*Request*.
Below are some records. Retype exactly the lines from the one containing "Generate a Python" through the one containing "tick_text = [str(y)", both included, skipping every picture.

*Material for the task*.
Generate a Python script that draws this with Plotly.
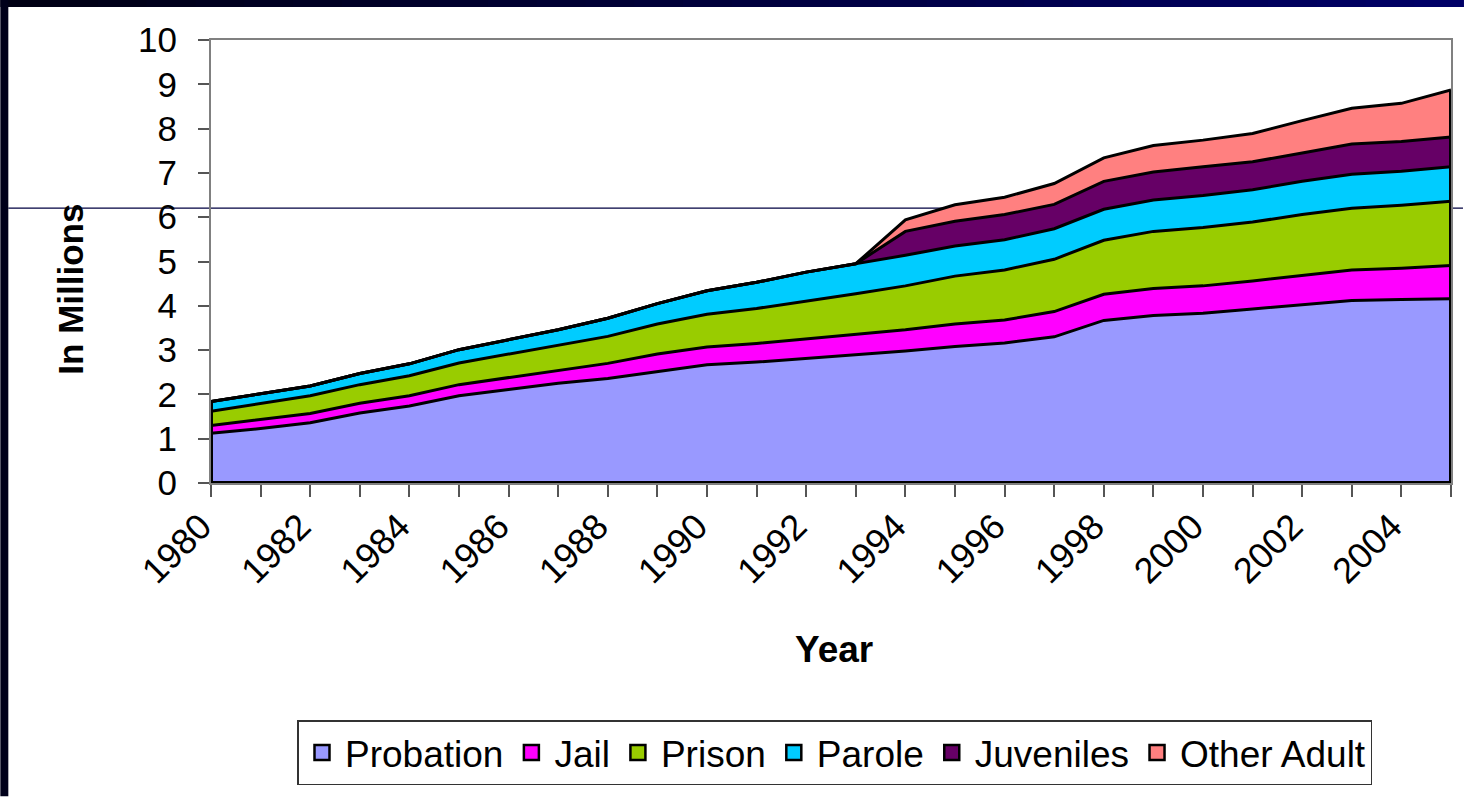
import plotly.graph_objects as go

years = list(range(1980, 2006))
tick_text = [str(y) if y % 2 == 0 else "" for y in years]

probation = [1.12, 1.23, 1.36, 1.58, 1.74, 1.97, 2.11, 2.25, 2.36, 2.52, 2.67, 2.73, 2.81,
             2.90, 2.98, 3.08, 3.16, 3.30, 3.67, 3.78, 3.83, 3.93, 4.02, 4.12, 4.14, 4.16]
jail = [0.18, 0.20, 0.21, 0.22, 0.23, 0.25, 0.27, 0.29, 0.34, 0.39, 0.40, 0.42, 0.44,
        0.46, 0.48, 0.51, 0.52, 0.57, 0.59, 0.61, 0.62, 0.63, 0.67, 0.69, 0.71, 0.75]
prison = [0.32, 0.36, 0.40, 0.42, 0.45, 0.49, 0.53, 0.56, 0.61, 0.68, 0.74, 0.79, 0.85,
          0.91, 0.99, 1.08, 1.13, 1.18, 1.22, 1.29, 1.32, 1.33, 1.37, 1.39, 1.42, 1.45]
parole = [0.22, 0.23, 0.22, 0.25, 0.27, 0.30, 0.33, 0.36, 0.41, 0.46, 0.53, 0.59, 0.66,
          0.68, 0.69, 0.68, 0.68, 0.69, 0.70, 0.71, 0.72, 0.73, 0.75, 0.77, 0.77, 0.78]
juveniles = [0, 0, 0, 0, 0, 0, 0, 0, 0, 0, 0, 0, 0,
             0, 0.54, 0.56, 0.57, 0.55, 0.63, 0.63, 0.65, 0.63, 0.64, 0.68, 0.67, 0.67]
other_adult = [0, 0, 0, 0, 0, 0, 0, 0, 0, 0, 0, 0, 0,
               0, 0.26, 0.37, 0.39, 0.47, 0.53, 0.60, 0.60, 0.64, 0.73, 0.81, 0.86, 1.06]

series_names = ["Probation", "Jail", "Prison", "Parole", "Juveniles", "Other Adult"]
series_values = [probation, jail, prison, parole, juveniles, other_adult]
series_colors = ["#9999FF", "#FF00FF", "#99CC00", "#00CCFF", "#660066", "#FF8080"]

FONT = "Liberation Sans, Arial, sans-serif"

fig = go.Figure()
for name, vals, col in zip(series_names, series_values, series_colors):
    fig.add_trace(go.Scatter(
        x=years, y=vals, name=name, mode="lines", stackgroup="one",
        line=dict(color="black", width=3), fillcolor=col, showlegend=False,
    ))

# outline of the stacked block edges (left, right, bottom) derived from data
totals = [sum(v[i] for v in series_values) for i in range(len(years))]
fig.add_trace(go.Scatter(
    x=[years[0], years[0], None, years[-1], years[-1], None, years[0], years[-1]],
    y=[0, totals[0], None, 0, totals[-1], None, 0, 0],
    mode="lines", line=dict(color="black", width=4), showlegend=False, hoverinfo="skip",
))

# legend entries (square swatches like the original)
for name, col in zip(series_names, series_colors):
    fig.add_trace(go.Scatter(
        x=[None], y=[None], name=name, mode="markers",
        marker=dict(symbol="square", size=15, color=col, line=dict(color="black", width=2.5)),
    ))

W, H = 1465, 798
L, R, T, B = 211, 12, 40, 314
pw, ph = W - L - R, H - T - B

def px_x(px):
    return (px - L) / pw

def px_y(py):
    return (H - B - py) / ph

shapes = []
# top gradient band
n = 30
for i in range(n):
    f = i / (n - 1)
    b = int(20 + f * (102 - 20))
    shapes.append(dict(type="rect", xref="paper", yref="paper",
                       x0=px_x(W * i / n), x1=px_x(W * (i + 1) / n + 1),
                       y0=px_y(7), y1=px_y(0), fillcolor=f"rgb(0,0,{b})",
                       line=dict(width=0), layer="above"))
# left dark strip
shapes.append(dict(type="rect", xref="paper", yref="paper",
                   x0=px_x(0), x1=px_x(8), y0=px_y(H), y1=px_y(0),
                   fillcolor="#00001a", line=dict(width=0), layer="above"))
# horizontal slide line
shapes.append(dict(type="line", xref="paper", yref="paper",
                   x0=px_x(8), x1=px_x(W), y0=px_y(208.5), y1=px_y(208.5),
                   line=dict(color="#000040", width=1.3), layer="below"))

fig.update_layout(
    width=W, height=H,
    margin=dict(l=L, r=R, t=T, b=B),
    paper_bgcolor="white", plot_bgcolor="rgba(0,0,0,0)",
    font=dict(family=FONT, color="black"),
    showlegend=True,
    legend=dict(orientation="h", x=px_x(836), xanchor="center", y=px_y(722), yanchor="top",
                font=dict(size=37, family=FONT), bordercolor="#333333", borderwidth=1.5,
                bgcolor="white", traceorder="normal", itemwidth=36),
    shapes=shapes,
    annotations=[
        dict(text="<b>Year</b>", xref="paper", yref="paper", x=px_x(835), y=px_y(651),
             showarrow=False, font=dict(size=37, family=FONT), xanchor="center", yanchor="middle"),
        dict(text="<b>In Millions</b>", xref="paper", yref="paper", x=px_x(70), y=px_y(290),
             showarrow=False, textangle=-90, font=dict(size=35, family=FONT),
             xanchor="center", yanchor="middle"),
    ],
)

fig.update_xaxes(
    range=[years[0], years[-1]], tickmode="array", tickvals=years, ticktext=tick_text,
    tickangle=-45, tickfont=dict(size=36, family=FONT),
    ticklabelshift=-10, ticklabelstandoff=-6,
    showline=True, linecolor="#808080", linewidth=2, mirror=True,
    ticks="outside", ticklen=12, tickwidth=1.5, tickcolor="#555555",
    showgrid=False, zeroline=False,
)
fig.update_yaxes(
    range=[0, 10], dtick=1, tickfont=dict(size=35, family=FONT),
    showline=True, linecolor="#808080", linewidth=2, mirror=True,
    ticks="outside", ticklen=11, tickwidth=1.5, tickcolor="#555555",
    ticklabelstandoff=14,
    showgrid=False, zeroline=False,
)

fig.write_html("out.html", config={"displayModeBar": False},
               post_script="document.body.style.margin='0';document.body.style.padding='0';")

* * *

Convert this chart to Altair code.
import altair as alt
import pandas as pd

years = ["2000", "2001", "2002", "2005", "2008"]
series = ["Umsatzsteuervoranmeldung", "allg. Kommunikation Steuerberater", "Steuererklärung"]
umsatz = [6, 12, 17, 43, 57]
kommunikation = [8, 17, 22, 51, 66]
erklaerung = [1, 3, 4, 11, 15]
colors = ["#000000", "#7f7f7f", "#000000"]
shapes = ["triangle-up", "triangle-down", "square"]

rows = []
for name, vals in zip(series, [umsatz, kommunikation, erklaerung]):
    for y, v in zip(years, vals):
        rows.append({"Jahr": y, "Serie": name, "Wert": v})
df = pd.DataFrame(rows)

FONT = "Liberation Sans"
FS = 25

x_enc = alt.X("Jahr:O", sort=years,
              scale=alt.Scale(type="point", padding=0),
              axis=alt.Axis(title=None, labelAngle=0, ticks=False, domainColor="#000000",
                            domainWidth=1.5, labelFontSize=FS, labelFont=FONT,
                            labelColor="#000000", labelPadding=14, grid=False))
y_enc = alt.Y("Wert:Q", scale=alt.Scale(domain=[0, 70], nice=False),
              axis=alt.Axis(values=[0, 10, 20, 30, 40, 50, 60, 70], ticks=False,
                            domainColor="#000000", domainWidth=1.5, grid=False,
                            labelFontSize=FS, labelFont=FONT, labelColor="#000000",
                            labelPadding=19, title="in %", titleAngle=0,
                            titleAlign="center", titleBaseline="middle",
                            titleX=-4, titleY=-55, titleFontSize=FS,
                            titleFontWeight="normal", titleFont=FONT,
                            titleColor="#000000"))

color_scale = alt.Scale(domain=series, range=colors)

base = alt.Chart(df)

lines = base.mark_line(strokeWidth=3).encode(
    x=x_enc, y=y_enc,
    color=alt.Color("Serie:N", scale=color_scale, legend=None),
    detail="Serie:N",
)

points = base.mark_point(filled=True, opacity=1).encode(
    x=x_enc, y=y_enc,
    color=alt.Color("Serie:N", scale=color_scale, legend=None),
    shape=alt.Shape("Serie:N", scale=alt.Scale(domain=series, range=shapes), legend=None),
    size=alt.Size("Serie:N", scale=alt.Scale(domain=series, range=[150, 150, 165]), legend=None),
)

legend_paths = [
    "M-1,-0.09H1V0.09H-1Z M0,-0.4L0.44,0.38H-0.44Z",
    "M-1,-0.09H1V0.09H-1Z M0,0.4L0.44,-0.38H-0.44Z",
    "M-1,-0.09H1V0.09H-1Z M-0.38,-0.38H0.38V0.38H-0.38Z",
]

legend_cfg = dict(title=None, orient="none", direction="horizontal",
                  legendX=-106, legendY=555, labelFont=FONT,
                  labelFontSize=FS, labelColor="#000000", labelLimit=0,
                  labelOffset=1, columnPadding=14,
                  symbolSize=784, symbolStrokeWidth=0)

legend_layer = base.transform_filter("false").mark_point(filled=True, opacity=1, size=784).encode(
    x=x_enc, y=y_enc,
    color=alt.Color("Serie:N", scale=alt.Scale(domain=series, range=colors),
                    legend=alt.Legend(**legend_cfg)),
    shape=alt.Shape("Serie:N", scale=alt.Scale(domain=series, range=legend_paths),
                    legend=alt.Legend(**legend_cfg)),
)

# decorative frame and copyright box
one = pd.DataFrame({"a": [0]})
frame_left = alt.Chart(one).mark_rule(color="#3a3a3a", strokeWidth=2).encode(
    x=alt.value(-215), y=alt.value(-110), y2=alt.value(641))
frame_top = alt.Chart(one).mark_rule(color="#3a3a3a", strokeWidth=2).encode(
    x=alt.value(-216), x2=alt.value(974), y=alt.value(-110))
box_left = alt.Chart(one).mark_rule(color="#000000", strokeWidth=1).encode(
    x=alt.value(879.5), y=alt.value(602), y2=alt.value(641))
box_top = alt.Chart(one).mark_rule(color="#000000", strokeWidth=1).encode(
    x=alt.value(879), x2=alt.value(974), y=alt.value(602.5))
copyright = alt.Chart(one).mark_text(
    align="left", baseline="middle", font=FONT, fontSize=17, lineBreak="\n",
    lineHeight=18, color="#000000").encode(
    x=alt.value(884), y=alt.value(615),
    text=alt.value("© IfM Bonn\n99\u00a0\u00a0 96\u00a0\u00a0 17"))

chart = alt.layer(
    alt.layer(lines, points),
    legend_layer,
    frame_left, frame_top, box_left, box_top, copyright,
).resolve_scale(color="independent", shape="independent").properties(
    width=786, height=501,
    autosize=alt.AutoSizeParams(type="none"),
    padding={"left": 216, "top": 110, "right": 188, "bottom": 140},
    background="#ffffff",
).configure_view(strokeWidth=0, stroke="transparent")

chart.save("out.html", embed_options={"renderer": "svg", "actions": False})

--

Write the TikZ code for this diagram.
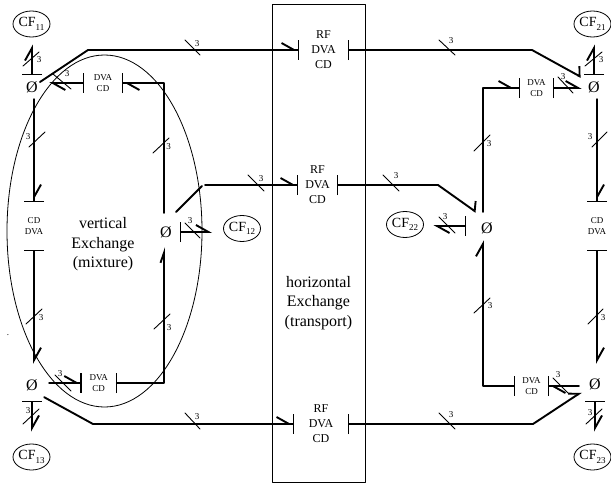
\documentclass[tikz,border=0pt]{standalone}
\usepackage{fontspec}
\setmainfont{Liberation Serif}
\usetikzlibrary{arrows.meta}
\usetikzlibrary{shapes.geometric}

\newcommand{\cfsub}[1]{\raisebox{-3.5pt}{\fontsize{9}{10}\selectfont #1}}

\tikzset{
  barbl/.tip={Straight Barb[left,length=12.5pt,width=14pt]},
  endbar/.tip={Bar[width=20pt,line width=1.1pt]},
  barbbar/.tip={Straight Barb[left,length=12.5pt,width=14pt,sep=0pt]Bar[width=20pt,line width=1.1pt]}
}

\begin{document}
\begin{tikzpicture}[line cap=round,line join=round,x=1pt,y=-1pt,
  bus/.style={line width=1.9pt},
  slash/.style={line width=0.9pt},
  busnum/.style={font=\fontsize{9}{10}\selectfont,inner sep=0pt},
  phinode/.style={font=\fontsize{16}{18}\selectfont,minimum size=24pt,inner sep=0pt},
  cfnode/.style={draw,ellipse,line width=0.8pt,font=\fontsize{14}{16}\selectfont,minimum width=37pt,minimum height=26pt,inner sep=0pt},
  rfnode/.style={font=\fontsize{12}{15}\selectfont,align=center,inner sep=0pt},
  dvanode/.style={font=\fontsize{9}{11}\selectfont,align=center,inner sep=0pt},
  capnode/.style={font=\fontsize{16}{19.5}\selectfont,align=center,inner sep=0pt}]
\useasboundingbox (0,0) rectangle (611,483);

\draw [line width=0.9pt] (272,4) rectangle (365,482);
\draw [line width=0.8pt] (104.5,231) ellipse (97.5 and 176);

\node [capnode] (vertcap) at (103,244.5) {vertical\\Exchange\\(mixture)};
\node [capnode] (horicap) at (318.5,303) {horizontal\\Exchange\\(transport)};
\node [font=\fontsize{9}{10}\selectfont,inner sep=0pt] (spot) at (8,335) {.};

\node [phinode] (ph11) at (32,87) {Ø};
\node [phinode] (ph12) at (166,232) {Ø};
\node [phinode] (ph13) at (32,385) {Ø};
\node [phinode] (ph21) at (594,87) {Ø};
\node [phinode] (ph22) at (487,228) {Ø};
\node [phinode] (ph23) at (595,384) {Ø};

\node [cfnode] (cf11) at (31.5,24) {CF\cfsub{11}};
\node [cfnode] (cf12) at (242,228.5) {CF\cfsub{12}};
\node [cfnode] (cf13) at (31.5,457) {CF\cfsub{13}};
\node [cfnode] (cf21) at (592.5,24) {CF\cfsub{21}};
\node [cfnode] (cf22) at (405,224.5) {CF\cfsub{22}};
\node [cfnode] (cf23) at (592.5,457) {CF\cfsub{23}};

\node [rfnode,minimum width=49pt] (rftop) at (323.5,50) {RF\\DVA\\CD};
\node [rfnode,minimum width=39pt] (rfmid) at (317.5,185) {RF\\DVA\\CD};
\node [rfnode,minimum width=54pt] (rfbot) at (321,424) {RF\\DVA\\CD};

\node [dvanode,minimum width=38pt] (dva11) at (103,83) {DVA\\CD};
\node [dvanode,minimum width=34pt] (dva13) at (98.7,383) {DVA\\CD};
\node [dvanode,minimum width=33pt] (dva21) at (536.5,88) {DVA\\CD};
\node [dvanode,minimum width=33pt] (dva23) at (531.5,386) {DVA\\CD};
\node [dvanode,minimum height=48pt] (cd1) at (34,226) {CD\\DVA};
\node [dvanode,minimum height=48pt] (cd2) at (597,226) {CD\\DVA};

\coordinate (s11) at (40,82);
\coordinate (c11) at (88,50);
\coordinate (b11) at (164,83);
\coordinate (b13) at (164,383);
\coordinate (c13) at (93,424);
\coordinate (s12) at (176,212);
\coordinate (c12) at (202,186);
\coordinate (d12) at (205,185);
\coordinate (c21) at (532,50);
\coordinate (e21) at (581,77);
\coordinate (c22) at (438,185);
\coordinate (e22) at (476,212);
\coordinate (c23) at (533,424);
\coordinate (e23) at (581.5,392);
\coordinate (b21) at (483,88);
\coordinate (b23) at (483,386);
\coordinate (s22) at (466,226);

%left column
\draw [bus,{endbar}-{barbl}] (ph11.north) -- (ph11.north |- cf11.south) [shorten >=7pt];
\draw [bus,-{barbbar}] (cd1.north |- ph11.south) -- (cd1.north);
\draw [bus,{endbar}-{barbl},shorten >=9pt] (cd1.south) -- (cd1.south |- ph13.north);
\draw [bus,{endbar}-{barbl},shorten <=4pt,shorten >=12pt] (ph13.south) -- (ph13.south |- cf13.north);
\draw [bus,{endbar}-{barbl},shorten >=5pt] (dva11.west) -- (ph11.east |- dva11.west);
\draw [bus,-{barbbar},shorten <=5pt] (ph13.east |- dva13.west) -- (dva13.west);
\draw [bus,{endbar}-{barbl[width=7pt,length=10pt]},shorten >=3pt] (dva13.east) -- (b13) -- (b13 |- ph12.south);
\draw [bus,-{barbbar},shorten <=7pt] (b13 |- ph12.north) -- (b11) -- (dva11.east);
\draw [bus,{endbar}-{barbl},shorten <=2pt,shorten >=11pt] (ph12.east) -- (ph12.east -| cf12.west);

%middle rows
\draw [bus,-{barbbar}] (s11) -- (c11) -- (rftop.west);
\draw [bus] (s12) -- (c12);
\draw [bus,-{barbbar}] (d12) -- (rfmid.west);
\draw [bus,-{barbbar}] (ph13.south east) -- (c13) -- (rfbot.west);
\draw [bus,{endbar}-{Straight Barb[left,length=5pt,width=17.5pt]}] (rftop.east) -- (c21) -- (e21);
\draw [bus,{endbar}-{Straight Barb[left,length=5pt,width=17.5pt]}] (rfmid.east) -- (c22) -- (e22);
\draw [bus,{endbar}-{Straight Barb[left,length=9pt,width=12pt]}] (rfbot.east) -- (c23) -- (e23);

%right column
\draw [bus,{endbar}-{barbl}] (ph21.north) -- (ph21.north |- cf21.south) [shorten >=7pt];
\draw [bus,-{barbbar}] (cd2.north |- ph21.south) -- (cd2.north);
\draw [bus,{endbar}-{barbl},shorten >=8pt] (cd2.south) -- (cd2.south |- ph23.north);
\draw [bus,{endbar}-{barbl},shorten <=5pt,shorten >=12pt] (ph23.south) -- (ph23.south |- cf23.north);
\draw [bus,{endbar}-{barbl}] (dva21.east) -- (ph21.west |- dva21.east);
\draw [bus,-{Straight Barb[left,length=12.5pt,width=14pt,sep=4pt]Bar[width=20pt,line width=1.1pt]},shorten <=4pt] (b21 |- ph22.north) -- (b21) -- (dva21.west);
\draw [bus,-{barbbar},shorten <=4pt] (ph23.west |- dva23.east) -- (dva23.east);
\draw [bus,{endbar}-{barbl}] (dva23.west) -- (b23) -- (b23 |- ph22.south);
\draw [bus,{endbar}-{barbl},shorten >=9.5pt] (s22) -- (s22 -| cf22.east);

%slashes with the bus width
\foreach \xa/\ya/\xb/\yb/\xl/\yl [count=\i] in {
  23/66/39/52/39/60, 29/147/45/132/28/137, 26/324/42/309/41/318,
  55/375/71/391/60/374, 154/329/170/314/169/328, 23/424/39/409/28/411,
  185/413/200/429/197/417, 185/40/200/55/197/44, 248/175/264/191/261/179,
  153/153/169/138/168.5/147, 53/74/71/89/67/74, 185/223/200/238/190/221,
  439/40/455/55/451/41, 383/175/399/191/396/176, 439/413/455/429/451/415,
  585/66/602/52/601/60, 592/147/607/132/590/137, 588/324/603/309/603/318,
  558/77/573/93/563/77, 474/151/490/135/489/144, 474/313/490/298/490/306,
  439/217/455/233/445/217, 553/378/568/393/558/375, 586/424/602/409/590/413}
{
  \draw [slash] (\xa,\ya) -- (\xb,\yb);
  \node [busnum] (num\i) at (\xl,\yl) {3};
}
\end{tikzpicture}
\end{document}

*Result below*.
Generate a Python script that draws this with Plotly.
import plotly.graph_objects as go

years = list(range(1980, 2006))
tick_text = [str(y) if y % 2 == 0 else "" for y in years]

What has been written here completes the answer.